Anyway! I soldier on.

Dr. Kate Winslet exposits to Matt Damon that "the average person touches their face three to five times every waking minute; in between, we're touching doorknobs, water fountains (!), and each other." Scenes of people touching things. Scenes of Dame Gwyneth Paltrow getting sick. Cut to Dr. Laurence Fishburne expositing, "So we have a virus with no treatment protocol, and no vaccine at this time."

"ONE INSTANT" ominously looms onscreen. "INFECTION."

Dame Gwyneth Paltrow is in the hospital. Matt Damon is panicked. She does not have a history of seizures! She makes some kind of contorted face. (ACTING!) Cut to Dr. Fishburne telling Dr. Winslet, "As of last night, there are 32 cases."

"ONE CONTACT" ominously looms onscreen. "CONTAGION."

"Unfortunately, she did die," Dr. Someone-Who-Looks-Like-Hank-Azaria-with-a-Beard tells Matt Damon, who doesn't get it. The doctor has to repeat himself. Matt Damon is shocked! "What are you talking about?!" he shouts. "What happened to her? WHAT HAPPENED TO HER?!"

It is at this point that I start to think about the privilege of being a (relatively or objectively) rich, white, straight, Western person, where your partner/spouse dying of a virus for which there is no medicine (either at all, or available to you) is such a rarity that you cannot conceive of its ever happening to your family, and I Google statistics on malaria deaths worldwide, and I read about how malaria killed between 708,000 and 1,003,000 people in 2008 alone, 89% of which occurred in Africa, and about how "Malaria is the 2nd leading cause of death from infectious diseases in Africa, after HIV/AIDS," and suddenly I am just HATING this fucking trailer, and I don't even care if the movie has some awesome message (spoiler alert: it doesn't!) about rich, white, straight, Western persons taking for granted that we PROBABLY WON'T DIE OF A CURABLE AND PREVENTABLE DISEASE, because it's being marketed as: "An action-thriller centered on the threat posed by a deadly disease and an international team of doctors contracted by the CDC to deal with the outbreak." Barrrrrrf!

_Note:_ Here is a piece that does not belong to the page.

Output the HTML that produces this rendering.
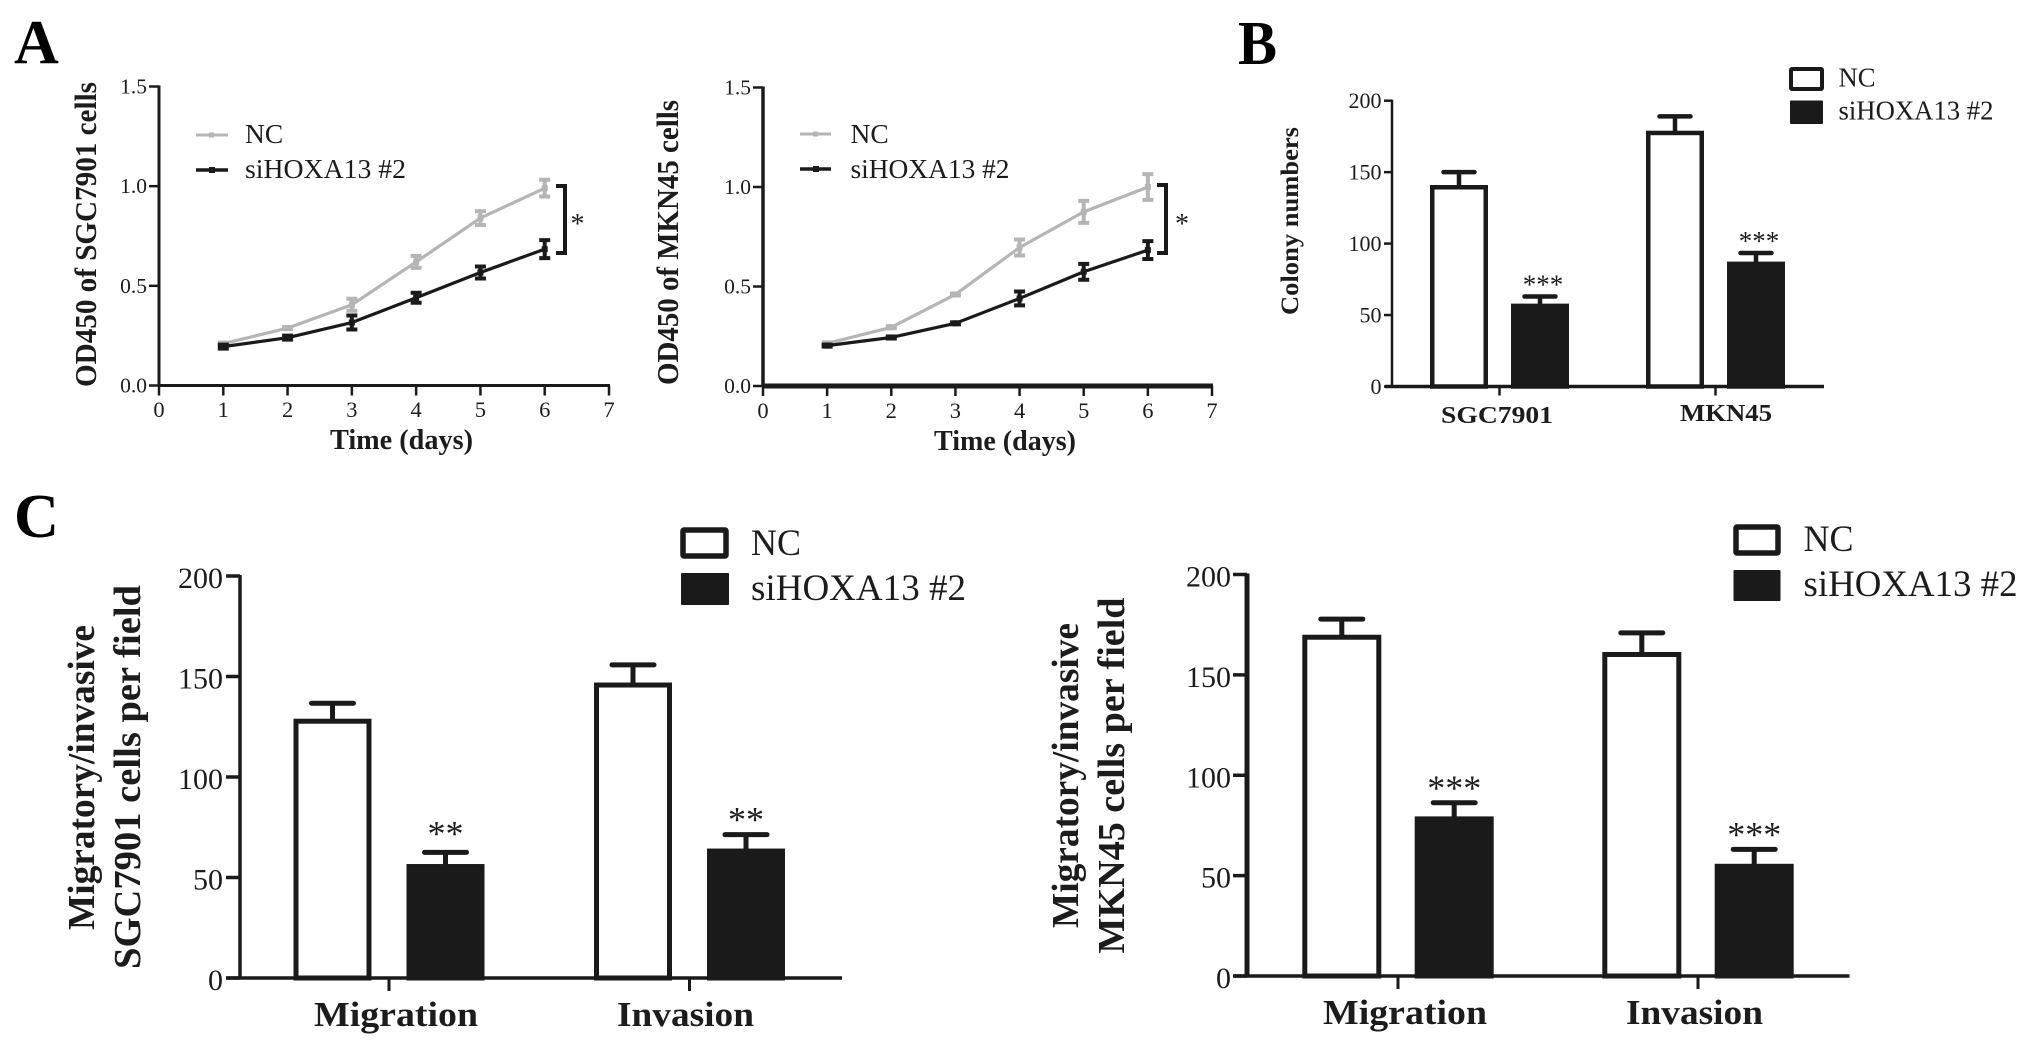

In fact, DOUBLE BARF because also I already saw this movie when it was called Outbreak.

Anyway! I soldier on.

Because white people are getting sick, there are helicopters and government types looking concerned and concerns about someone having "weaponized the bird flu." Dr. Fishburne says, "Someone doesn't HAVE to weaponize the bird flu. The birds are doing that."

LOL WHUT. What is this movie?!

Enter Jude Law, who's playing a Professor of Counting from Cockney University: "On day one, there were two people, and then four, and then sixteen. In two months, it's a billion. That's where we're headed!" In case you are a visual learner, images of two, four, sixteen, and one billion people are helpfully provided.

National Guard. The president is going "underground." (LULZ.) Panic. Suspicious media. Destroying samples in a lab. Monkeys in cages. Empty airport. Trash piled up on a city street.

UH-OH! Dr. Winslet is sick. Dr. Fishburne promises to get her "out." There are lots of people whose lives are affected—lots and lots of WHITE PEOPLE. Gwyneth Paltrow, Matt Damon, Kate Winslet, Jude Law, John Hawkes, Marion Cotillard… GOOD THING DR. FISHBURNE IS SO INTERESTED IN SAVING THEM! Except for Dame Gwyneth Paltrow, of course. Who already died. RIP GOOP.

"NO ONE IS IMMUNE" ominously looms onscreen. "TO FEAR."

Montage of more "action thriller about a deadly disease" stuff. "It's mutating!" someone says. Of course it is.